Output the lines exactly, from the one where "Output the web" appears through the one where "const yTicks = [0, 1000, 2000, 3000, 4000, 5000, 6000];" appears. Images are left out.

Records from a collection:
------

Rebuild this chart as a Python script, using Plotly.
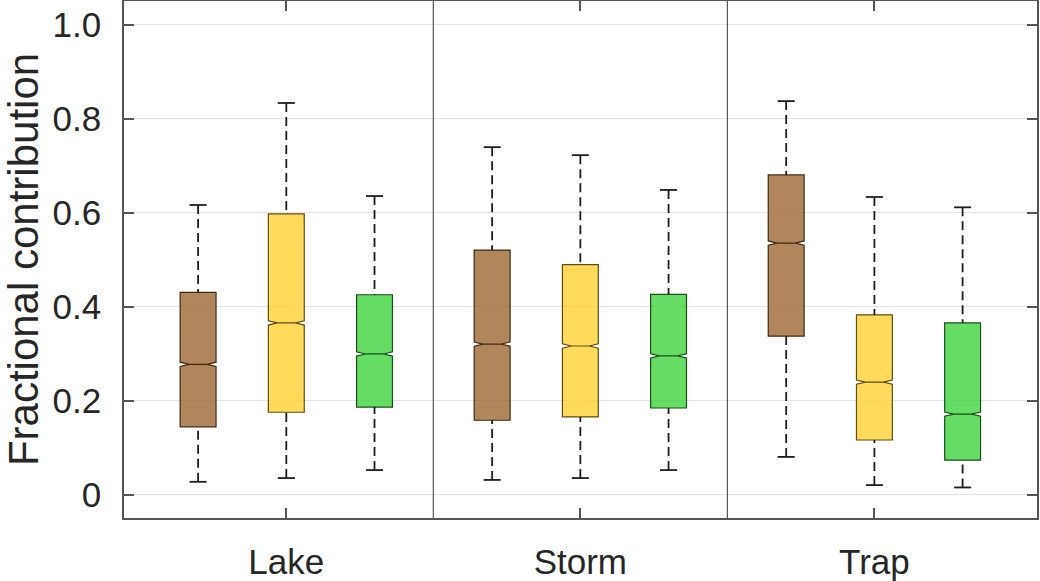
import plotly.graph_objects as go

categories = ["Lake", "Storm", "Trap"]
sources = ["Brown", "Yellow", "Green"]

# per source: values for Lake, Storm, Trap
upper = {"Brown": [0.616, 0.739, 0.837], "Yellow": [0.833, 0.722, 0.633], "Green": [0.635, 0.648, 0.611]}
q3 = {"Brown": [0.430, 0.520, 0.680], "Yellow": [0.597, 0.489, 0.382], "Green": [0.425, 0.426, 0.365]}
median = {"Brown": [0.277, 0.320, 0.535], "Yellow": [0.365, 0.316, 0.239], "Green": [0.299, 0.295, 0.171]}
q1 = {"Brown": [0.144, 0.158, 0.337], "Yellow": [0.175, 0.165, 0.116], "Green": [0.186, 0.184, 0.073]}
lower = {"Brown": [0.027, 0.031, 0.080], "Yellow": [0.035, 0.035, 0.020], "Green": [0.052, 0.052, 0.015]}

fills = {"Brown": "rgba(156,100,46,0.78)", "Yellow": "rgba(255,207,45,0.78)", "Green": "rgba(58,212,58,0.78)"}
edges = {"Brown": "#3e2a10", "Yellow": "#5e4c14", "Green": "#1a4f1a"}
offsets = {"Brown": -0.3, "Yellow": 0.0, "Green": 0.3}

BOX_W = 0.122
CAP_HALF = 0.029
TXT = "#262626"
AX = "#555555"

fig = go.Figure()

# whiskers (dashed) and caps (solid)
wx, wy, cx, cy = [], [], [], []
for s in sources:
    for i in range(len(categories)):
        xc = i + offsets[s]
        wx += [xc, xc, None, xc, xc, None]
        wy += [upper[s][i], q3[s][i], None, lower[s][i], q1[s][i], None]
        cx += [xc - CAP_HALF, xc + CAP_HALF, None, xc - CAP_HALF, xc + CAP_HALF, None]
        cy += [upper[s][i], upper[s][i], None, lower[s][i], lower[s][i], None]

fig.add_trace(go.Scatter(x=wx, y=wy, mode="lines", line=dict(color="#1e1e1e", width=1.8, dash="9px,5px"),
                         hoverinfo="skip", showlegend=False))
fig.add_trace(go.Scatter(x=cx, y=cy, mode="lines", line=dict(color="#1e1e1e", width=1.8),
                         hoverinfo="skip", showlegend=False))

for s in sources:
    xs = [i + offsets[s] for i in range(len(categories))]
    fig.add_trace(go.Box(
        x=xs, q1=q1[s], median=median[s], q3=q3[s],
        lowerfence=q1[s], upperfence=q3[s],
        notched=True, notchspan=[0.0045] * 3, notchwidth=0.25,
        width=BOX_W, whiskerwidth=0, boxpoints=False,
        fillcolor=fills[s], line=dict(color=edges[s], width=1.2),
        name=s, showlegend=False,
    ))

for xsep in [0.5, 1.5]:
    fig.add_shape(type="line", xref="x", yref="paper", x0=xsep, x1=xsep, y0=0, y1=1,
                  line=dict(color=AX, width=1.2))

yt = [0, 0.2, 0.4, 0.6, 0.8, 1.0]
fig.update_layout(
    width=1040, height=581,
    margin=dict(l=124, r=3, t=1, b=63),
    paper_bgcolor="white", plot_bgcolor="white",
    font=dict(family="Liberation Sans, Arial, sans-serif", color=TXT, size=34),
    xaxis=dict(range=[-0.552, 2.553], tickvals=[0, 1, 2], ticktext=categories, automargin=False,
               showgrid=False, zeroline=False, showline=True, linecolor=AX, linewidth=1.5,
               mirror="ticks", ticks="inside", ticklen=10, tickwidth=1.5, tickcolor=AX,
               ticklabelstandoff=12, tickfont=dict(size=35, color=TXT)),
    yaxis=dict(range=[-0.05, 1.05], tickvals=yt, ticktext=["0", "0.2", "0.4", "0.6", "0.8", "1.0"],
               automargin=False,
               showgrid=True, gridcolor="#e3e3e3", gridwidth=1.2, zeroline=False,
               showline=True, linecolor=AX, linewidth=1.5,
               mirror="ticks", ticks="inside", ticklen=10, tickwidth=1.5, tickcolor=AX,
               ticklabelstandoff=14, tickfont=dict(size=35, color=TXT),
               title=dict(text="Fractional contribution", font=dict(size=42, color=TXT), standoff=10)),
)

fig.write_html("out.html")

------

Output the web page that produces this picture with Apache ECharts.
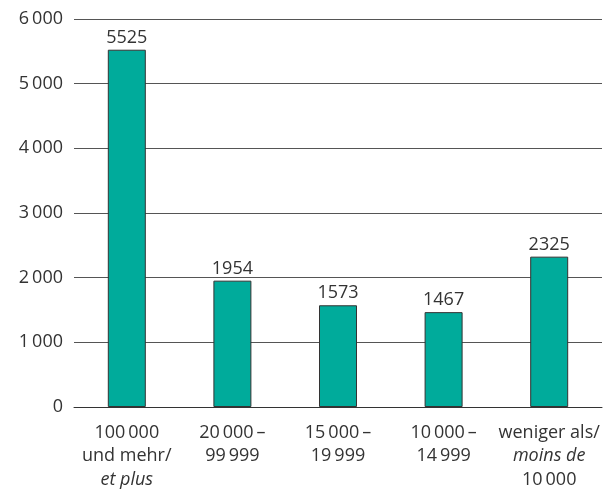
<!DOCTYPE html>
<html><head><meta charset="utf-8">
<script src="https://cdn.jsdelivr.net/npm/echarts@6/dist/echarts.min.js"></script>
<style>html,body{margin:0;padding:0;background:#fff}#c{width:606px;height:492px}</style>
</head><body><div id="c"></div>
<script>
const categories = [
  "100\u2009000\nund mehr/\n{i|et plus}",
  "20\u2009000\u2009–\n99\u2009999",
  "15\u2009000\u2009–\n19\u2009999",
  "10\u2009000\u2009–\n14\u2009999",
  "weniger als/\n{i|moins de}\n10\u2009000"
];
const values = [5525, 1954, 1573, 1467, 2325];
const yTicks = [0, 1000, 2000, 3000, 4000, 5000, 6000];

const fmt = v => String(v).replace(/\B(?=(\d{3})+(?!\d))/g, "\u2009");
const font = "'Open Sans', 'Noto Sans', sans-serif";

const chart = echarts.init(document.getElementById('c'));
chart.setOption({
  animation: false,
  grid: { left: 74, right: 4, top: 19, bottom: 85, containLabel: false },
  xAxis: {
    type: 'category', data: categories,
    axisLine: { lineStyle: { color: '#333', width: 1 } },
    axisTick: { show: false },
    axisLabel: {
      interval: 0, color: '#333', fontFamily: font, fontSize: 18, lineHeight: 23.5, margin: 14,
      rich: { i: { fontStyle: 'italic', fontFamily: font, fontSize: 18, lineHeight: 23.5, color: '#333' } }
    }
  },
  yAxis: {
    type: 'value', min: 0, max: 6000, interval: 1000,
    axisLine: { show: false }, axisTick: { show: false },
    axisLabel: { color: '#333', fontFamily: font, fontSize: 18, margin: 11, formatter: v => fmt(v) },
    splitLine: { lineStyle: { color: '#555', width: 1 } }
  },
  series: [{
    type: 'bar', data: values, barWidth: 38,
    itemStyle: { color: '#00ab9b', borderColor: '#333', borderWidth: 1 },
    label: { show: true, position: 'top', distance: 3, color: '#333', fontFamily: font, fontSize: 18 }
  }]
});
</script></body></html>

------

**Solution**
Output the web page that produces this picture with Apache ECharts.
<!DOCTYPE html>
<html><head><meta charset="utf-8">
<script src="https://cdn.jsdelivr.net/npm/echarts@6/dist/echarts.min.js"></script>
<style>html,body{margin:0;padding:0;background:#fff}#c{width:606px;height:492px}</style>
</head><body><div id="c"></div>
<script>
const categories = [
  "100\u2009000\nund mehr/\n{i|et plus}",
  "20\u2009000\u2009–\n99\u2009999",
  "15\u2009000\u2009–\n19\u2009999",
  "10\u2009000\u2009–\n14\u2009999",
  "weniger als/\n{i|moins de}\n10\u2009000"
];
const values = [5525, 1954, 1573, 1467, 2325];
const yTicks = [0, 1000, 2000, 3000, 4000, 5000, 6000];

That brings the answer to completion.